Copy the data exactly; pictures stay out of the copy.

▶ Dataset content:
◆ ◆ ◆ ◆ ◆

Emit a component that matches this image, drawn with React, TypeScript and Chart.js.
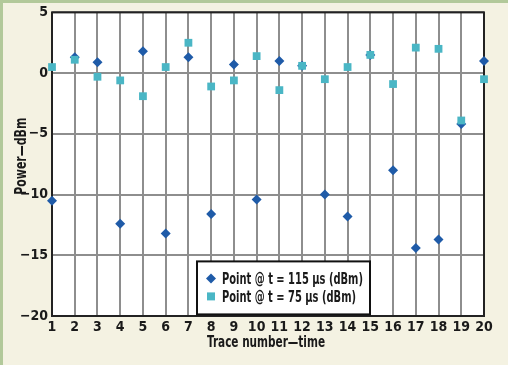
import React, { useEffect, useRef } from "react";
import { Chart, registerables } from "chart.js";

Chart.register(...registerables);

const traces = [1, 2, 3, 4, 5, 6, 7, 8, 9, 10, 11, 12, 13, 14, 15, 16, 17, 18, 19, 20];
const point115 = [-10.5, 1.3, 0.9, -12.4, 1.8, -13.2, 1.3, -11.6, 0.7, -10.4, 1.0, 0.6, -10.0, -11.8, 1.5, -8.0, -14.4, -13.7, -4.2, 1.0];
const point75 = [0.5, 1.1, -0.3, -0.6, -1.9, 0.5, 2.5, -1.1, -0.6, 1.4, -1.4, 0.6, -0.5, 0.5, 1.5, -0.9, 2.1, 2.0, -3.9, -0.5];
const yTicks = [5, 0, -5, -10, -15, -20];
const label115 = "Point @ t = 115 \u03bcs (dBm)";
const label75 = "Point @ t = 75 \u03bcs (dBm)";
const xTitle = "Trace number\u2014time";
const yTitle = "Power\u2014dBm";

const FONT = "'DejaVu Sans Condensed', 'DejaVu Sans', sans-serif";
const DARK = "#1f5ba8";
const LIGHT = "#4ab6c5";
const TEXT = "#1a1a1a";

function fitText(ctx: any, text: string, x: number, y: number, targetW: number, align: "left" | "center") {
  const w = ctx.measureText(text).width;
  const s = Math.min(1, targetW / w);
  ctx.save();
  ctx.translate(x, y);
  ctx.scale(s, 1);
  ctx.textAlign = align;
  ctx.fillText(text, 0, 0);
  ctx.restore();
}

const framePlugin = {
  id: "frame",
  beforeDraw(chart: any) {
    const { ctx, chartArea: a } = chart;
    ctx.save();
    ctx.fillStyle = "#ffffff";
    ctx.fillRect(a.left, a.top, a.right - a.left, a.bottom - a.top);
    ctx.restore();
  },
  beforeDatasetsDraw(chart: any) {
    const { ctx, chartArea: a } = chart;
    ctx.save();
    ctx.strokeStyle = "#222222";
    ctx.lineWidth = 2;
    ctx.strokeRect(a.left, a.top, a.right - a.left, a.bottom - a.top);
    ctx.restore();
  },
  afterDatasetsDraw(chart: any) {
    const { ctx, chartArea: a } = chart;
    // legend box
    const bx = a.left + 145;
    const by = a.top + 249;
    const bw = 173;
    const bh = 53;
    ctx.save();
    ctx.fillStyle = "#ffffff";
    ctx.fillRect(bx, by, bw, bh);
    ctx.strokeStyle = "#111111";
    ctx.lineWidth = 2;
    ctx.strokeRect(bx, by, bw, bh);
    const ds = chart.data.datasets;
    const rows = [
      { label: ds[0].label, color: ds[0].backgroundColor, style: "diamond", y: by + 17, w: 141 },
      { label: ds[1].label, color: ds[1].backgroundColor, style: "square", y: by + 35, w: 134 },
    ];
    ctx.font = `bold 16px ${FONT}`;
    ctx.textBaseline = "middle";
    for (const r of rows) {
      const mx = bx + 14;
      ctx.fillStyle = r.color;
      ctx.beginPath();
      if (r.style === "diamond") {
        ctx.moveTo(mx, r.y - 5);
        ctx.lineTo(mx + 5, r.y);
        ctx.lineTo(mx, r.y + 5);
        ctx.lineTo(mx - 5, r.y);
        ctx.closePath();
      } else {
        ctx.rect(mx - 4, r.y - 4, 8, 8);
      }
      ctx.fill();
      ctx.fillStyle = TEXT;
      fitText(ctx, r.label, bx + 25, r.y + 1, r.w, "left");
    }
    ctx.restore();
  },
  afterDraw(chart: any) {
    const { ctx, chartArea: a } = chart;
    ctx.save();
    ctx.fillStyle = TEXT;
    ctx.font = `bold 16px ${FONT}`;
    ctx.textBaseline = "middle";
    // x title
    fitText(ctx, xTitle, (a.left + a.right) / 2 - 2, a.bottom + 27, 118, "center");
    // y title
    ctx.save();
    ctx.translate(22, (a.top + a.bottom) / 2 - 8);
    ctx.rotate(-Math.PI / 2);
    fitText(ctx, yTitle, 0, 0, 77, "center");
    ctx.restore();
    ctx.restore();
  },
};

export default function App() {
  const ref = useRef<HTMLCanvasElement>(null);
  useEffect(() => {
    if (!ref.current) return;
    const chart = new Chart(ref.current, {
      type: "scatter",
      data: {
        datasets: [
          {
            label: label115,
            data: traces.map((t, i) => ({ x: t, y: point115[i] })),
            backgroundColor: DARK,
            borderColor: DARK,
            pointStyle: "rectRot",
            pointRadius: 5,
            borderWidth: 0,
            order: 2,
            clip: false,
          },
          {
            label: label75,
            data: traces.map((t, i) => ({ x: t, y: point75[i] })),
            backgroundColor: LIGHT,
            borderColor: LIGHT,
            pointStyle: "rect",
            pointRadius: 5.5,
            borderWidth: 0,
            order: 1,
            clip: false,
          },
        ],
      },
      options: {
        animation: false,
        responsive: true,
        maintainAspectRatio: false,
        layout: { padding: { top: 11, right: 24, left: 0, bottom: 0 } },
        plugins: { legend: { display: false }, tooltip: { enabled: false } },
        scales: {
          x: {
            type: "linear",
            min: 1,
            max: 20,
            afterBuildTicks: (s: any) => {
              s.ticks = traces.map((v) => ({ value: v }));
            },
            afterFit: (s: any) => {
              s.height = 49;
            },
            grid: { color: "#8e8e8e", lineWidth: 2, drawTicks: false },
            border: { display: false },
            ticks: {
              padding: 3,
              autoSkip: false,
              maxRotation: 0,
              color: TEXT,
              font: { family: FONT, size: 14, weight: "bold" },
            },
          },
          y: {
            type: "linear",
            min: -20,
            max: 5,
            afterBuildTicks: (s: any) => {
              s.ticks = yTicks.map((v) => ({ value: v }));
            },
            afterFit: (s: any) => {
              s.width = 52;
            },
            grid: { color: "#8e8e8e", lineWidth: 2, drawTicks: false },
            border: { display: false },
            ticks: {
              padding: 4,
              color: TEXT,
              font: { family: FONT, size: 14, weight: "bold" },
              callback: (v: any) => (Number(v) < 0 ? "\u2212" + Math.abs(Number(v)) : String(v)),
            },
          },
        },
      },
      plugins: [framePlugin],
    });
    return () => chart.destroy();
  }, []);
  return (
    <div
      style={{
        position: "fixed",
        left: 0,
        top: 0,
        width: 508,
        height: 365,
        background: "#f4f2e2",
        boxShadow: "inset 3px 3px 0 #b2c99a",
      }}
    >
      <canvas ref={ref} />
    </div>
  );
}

◆ ◆ ◆ ◆ ◆

▶ Task result:
Emit a component that matches this image, drawn with React, TypeScript and Chart.js.
import React, { useEffect, useRef } from "react";
import { Chart, registerables } from "chart.js";

Chart.register(...registerables);

const traces = [1, 2, 3, 4, 5, 6, 7, 8, 9, 10, 11, 12, 13, 14, 15, 16, 17, 18, 19, 20];
const point115 = [-10.5, 1.3, 0.9, -12.4, 1.8, -13.2, 1.3, -11.6, 0.7, -10.4, 1.0, 0.6, -10.0, -11.8, 1.5, -8.0, -14.4, -13.7, -4.2, 1.0];
const point75 = [0.5, 1.1, -0.3, -0.6, -1.9, 0.5, 2.5, -1.1, -0.6, 1.4, -1.4, 0.6, -0.5, 0.5, 1.5, -0.9, 2.1, 2.0, -3.9, -0.5];
const yTicks = [5, 0, -5, -10, -15, -20];
const label115 = "Point @ t = 115 \u03bcs (dBm)";
const label75 = "Point @ t = 75 \u03bcs (dBm)";
const xTitle = "Trace number\u2014time";
const yTitle = "Power\u2014dBm";

const FONT = "'DejaVu Sans Condensed', 'DejaVu Sans', sans-serif";
const DARK = "#1f5ba8";
const LIGHT = "#4ab6c5";
const TEXT = "#1a1a1a";

function fitText(ctx: any, text: string, x: number, y: number, targetW: number, align: "left" | "center") {
  const w = ctx.measureText(text).width;
  const s = Math.min(1, targetW / w);
  ctx.save();
  ctx.translate(x, y);
  ctx.scale(s, 1);
  ctx.textAlign = align;
  ctx.fillText(text, 0, 0);
  ctx.restore();
}

const framePlugin = {
  id: "frame",
  beforeDraw(chart: any) {
    const { ctx, chartArea: a } = chart;
    ctx.save();
    ctx.fillStyle = "#ffffff";
    ctx.fillRect(a.left, a.top, a.right - a.left, a.bottom - a.top);
    ctx.restore();
  },
  beforeDatasetsDraw(chart: any) {
    const { ctx, chartArea: a } = chart;
    ctx.save();
    ctx.strokeStyle = "#222222";
    ctx.lineWidth = 2;
    ctx.strokeRect(a.left, a.top, a.right - a.left, a.bottom - a.top);
    ctx.restore();
  },
  afterDatasetsDraw(chart: any) {
    const { ctx, chartArea: a } = chart;
    // legend box
    const bx = a.left + 145;
    const by = a.top + 249;
    const bw = 173;
    const bh = 53;
    ctx.save();
    ctx.fillStyle = "#ffffff";
    ctx.fillRect(bx, by, bw, bh);
    ctx.strokeStyle = "#111111";
    ctx.lineWidth = 2;
    ctx.strokeRect(bx, by, bw, bh);
    const ds = chart.data.datasets;
    const rows = [
      { label: ds[0].label, color: ds[0].backgroundColor, style: "diamond", y: by + 17, w: 141 },
      { label: ds[1].label, color: ds[1].backgroundColor, style: "square", y: by + 35, w: 134 },
    ];
    ctx.font = `bold 16px ${FONT}`;
    ctx.textBaseline = "middle";
    for (const r of rows) {
      const mx = bx + 14;
      ctx.fillStyle = r.color;
      ctx.beginPath();
      if (r.style === "diamond") {
        ctx.moveTo(mx, r.y - 5);
        ctx.lineTo(mx + 5, r.y);
        ctx.lineTo(mx, r.y + 5);
        ctx.lineTo(mx - 5, r.y);
        ctx.closePath();
      } else {
        ctx.rect(mx - 4, r.y - 4, 8, 8);
      }
      ctx.fill();
      ctx.fillStyle = TEXT;
      fitText(ctx, r.label, bx + 25, r.y + 1, r.w, "left");
    }
    ctx.restore();
  },
  afterDraw(chart: any) {
    const { ctx, chartArea: a } = chart;
    ctx.save();
    ctx.fillStyle = TEXT;
    ctx.font = `bold 16px ${FONT}`;
    ctx.textBaseline = "middle";
    // x title
    fitText(ctx, xTitle, (a.left + a.right) / 2 - 2, a.bottom + 27, 118, "center");
    // y title
    ctx.save();
    ctx.translate(22, (a.top + a.bottom) / 2 - 8);
    ctx.rotate(-Math.PI / 2);
    fitText(ctx, yTitle, 0, 0, 77, "center");
    ctx.restore();
    ctx.restore();
  },
};

export default function App() {
  const ref = useRef<HTMLCanvasElement>(null);
  useEffect(() => {
    if (!ref.current) return;
    const chart = new Chart(ref.current, {
      type: "scatter",
      data: {
        datasets: [
          {
            label: label115,
            data: traces.map((t, i) => ({ x: t, y: point115[i] })),
            backgroundColor: DARK,
            borderColor: DARK,
            pointStyle: "rectRot",
            pointRadius: 5,
            borderWidth: 0,
            order: 2,
            clip: false,
          },
          {
            label: label75,
            data: traces.map((t, i) => ({ x: t, y: point75[i] })),
            backgroundColor: LIGHT,
            borderColor: LIGHT,
            pointStyle: "rect",
            pointRadius: 5.5,
            borderWidth: 0,
            order: 1,
            clip: false,
          },
        ],
      },
      options: {
        animation: false,
        responsive: true,
        maintainAspectRatio: false,
        layout: { padding: { top: 11, right: 24, left: 0, bottom: 0 } },
        plugins: { legend: { display: false }, tooltip: { enabled: false } },
        scales: {
          x: {
            type: "linear",
            min: 1,
            max: 20,
            afterBuildTicks: (s: any) => {
              s.ticks = traces.map((v) => ({ value: v }));
            },
            afterFit: (s: any) => {
              s.height = 49;
            },
            grid: { color: "#8e8e8e", lineWidth: 2, drawTicks: false },
            border: { display: false },
            ticks: {
              padding: 3,
              autoSkip: false,
              maxRotation: 0,
              color: TEXT,
              font: { family: FONT, size: 14, weight: "bold" },
            },
          },
          y: {
            type: "linear",
            min: -20,
            max: 5,
            afterBuildTicks: (s: any) => {
              s.ticks = yTicks.map((v) => ({ value: v }));
            },
            afterFit: (s: any) => {
              s.width = 52;
            },
            grid: { color: "#8e8e8e", lineWidth: 2, drawTicks: false },
            border: { display: false },
            ticks: {
              padding: 4,
              color: TEXT,
              font: { family: FONT, size: 14, weight: "bold" },
              callback: (v: any) => (Number(v) < 0 ? "\u2212" + Math.abs(Number(v)) : String(v)),
            },
          },
        },
      },
      plugins: [framePlugin],
    });
    return () => chart.destroy();
  }, []);
  return (
    <div
      style={{
        position: "fixed",
        left: 0,
        top: 0,
        width: 508,
        height: 365,
        background: "#f4f2e2",
        boxShadow: "inset 3px 3px 0 #b2c99a",
      }}
    >
      <canvas ref={ref} />
    </div>
  );
}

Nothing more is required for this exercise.